Recognizing Transaction Signals
The norm is to plot a separate moving average alongside the MACD, which serves to clearly delineate shifts in momentum. Known as the trigger line, this signal line is created by deriving the nine-period moving average of the MACD. The transaction signals are then generated when the MACD line (the blue line) intersects the signal line (nine-period EMA – orange line).
The basic bullish signal (buy sign) is created when the MACD line (the blue line) crosses above the signal line (the orange line). Meanwhile, the basic bearish signal (sell sign) is generated when the MACD dips below the signal line. It's important for traders hoping to profit from bullish MACD crosses, when the indicator is below zero, to be aware that they are attempting to profit from a momentum shift, while the moving averages suggest a potential short-term sell-off. Though this bullish crossover can often accurately predict trend reversal, it's considered riskier than if the MACD were above zero.
A common signal that experienced traders look out for is divergence, which occurs when the indicator travels in the opposite direction of the asset. This concept, which requires further study, is frequently used by seasoned traders.
Significance of the Centerline
The MACD indicator, as mentioned earlier, is computed by taking the difference between a short-term moving average (12-day EMA) and a longer-term moving average (26-day EMA).
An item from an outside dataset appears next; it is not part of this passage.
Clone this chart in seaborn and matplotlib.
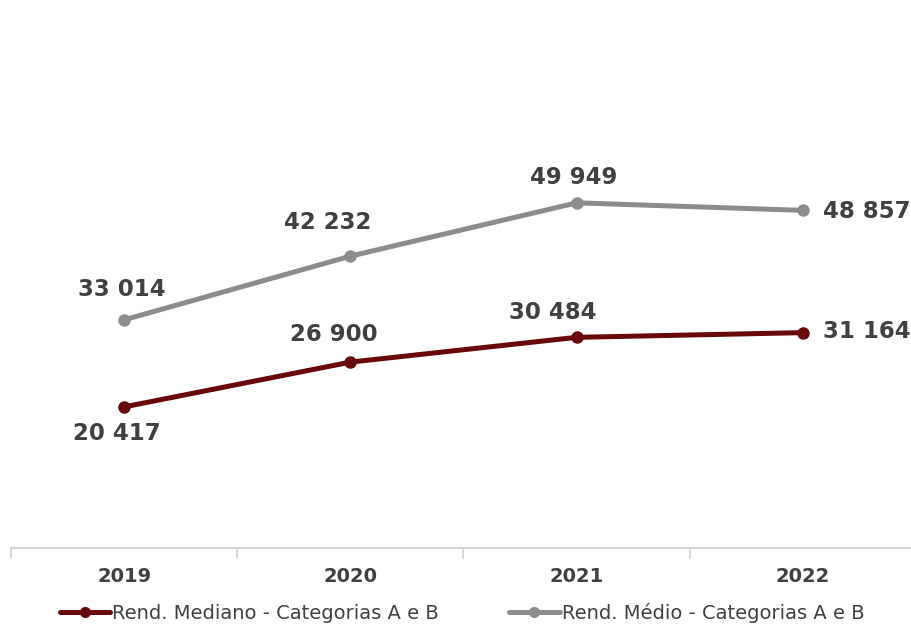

Consequently, each time the two moving averages cross over each other, the MACD indicator's value must equal zero. The crossing through the zero line is a simple technique used to identify the direction of the trend and key momentum-building points.
Pros and Cons of MACD
The MACD indicator is an advantageous tool for short-term trading strategies due to its ability to offer clear transaction signals and aid in determining short-term direction. On the downside, a trader can face multiple in-and-out movements of a position before capturing a strong change in momentum, leading to minor gains or even small losses. Traders should be cautious of the whipsaw effect in both trending and range-bound markets, as minor movements can quickly alter the indicator's direction.
Moreover, the MACD falls short when it comes to comparing different securities. As the MACD denotes the dollar value between the two moving averages, the reading for stocks of varying prices offers little insight when comparing multiple assets. To rectify this issue, many technical analysts resort to the percentage price oscillator, which is calculated similarly to the MACD but evaluates the percentage difference between the moving averages instead of the dollar amount.
The MACD indicator enjoys popularity in technical analysis due to its ability to quickly and easily discern the short-term trend direction. It assists in reducing the subjectivity involved in trading, and its crosses over the signal line make it simple for traders to ensure they are trading in the direction of momentum. There are very few indicators in technical analysis that have demonstrated reliability comparable to the MACD. This relatively straightforward indicator can be swiftly integrated into any short-term trading strategy.